# [Set task]
Transcribe every line from the top down to the line with "T_STEP = 0.001", both ends included, but not the pictures.

— start —

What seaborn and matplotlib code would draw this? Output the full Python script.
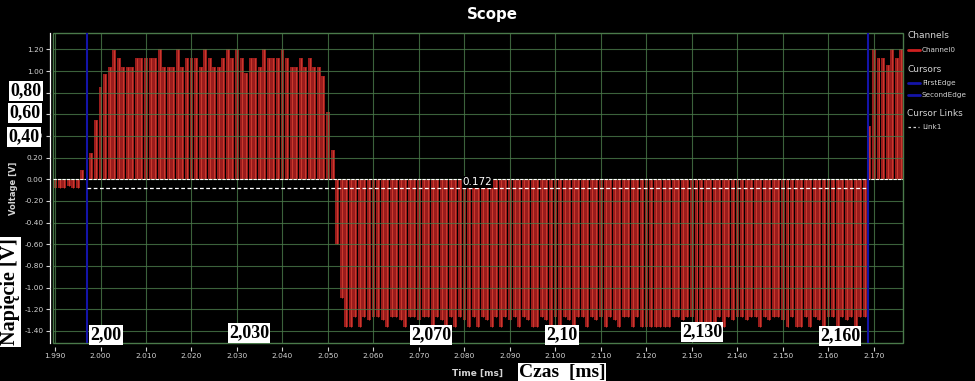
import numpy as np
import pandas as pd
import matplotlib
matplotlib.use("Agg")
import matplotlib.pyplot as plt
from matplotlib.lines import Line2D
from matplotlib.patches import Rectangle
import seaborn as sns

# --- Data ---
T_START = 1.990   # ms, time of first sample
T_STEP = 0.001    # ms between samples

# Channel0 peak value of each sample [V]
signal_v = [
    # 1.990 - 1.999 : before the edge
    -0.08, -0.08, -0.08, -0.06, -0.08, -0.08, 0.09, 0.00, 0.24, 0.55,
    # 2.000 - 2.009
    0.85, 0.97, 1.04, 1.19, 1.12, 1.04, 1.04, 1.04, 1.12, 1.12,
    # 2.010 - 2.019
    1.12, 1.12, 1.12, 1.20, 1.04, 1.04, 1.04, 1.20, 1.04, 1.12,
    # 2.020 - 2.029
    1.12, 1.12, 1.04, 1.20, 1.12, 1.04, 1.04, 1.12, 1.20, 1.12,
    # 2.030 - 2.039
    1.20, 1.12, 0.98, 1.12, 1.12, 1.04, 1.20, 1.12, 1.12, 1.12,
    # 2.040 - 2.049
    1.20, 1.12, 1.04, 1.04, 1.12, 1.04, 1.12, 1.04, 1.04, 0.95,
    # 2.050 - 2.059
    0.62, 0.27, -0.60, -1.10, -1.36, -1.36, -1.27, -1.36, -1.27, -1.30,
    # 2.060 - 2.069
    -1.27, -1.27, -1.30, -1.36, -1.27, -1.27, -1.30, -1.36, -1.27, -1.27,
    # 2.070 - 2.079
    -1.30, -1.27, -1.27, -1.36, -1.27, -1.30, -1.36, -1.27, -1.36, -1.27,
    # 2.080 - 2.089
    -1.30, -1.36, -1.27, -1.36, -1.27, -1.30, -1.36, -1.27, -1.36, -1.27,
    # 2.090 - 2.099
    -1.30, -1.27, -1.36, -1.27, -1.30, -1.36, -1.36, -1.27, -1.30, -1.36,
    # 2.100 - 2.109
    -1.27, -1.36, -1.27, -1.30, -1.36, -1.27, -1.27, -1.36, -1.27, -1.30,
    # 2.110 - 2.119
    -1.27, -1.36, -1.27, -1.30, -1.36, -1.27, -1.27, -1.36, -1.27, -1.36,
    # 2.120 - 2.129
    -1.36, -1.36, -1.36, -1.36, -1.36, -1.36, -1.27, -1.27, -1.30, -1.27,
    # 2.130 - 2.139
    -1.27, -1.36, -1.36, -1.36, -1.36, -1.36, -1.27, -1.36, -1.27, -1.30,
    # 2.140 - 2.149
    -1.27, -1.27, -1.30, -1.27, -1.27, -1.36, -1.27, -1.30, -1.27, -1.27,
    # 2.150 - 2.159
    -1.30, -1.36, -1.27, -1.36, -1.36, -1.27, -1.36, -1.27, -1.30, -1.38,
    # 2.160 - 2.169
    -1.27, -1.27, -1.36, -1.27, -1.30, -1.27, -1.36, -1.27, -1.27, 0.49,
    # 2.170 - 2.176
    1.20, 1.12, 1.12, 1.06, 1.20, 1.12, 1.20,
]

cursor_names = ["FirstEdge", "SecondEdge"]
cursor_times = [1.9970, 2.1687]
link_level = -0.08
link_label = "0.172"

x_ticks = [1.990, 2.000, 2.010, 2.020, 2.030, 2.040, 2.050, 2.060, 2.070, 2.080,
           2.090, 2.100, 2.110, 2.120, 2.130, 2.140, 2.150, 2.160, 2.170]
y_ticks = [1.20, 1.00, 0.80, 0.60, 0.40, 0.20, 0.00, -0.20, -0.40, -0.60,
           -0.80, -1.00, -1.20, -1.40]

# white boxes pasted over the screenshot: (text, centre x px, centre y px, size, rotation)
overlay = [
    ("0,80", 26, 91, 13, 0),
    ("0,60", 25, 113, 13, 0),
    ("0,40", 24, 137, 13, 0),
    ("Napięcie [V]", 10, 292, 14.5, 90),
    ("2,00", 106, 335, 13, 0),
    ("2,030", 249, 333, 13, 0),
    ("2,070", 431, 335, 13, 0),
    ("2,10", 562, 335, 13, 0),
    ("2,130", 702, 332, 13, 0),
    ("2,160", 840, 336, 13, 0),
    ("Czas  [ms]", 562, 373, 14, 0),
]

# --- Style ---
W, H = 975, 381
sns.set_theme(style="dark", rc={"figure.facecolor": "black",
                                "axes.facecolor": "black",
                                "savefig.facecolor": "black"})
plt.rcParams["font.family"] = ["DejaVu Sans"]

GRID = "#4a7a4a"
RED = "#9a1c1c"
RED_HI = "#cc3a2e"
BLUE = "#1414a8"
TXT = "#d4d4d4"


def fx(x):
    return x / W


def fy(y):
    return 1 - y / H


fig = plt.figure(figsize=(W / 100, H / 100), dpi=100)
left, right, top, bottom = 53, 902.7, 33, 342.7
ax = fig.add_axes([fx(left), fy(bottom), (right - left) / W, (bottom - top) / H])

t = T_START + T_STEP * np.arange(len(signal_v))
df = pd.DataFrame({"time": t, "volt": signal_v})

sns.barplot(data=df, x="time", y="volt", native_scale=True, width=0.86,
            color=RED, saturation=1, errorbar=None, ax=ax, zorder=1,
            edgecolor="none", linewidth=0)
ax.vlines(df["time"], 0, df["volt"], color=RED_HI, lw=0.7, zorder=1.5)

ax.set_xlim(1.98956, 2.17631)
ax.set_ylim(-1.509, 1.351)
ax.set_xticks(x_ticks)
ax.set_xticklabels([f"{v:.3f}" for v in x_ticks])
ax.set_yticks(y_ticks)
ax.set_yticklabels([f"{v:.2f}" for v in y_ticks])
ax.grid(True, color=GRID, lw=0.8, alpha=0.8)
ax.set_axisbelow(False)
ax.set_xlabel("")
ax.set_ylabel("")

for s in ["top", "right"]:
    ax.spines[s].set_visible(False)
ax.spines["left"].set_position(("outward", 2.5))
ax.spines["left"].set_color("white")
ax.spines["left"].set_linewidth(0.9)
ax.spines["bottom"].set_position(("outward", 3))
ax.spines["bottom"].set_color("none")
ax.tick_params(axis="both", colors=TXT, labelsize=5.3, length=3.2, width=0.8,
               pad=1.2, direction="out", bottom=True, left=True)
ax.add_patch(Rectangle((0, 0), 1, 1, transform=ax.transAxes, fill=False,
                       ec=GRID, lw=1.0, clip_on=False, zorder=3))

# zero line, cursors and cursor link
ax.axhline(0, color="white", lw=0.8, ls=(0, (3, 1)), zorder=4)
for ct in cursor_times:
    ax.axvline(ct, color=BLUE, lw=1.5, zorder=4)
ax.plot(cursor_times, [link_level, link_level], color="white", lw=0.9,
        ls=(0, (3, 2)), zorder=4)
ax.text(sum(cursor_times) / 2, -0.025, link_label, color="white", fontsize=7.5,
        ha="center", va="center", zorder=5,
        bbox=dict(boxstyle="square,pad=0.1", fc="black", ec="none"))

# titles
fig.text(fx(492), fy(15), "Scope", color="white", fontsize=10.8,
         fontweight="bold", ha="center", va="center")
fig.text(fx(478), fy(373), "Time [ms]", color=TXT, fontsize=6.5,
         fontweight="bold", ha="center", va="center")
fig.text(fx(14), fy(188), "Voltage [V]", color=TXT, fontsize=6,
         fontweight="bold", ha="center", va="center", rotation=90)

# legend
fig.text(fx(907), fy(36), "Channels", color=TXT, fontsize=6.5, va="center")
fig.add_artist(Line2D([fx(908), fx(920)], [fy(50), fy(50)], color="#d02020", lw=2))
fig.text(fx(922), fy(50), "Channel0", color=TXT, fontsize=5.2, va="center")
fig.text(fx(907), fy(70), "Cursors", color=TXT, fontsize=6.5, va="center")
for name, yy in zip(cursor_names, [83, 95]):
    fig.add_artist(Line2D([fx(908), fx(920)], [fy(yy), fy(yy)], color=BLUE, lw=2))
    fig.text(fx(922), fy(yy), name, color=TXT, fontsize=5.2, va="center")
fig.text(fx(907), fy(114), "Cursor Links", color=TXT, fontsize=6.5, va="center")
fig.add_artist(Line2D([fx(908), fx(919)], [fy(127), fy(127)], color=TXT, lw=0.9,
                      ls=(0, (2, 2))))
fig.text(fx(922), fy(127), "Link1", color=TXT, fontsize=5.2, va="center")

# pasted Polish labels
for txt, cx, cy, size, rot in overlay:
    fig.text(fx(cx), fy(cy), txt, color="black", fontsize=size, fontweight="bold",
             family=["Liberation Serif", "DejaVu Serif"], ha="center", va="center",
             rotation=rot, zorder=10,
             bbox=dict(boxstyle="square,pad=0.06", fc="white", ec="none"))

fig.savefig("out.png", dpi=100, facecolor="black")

— end —

# [Exercise solution]
What seaborn and matplotlib code would draw this? Output the full Python script.
import numpy as np
import pandas as pd
import matplotlib
matplotlib.use("Agg")
import matplotlib.pyplot as plt
from matplotlib.lines import Line2D
from matplotlib.patches import Rectangle
import seaborn as sns

# --- Data ---
T_START = 1.990   # ms, time of first sample
T_STEP = 0.001    # ms between samples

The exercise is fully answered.